The Tsarnaevs are ethnic Chechens on their father’s side. Chechnya (CHECH-nya) is also a predominantly Muslim semi-autonomous region in the Caucasus. It was the site of two devastating wars between Russian forces and Islamic separatists. Chechens were deported en masse to Central Asia by Josef Stalin in 1944.

Most people in Chechnya and Dagestan speak Russian and are Russian citizens, although they refer to themselves by their ethnicity.

Two UMass Dartmouth classmates of Dzhokhar Tsarnaev are charged with obstructing justice after the bombing.

-- Dias Kadyrbayev (DeeYAS Ka-deer-BAH-yev)

-- Azamat Tazhayakov (Az-a-MAT Taj-aye-yak-OV)

They are ethnic Kazakhs (KAH-zaks).

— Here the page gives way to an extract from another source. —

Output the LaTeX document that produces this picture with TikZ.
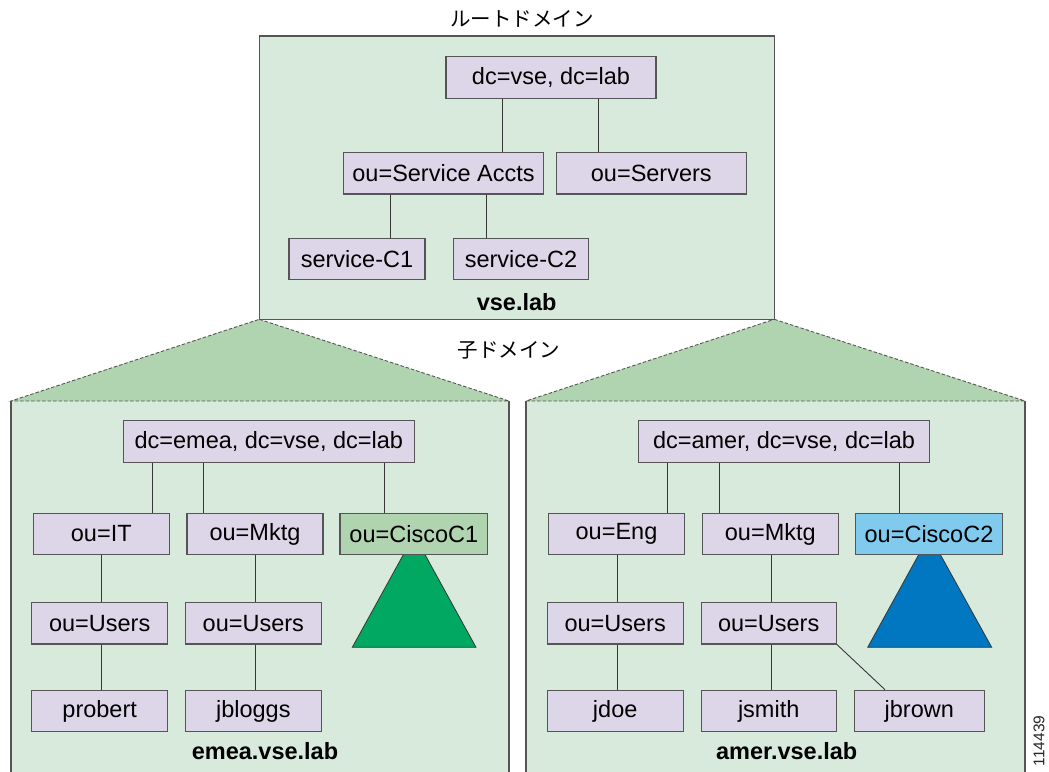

Kazakh is also an adjective. Kazakhstan (KAH–zak-stan)

is an independent country that was a republic within the former Soviet Union. It is oil rich. Azamat’s home city is Atyrau (AH-teer-ow), considered Kazakhstan’s oil capital. Dias’ home city is Almaty, the largest city in Kazakhstan and its commercial center.

Because the official language of the Soviet Union was Russian, Kazakhs speak Russian.

It stands to reason that Dias Kadyrbayev and Azamat Tazhayakov would have befriended two Chechens who lived in Central Asia and speak Russian. Kazakhs and Chechens, as citizens of former Soviet republics, share a general distrust of authority and tend not to believe the official version of events.

Getting around government and the law, rather than obeying it, has always been a survival strategy in the former Soviet Union, an approach that continues today.

Many people in Russia and Kazakhstan have said they do not believe that the Tsarnaev brothers are guilty.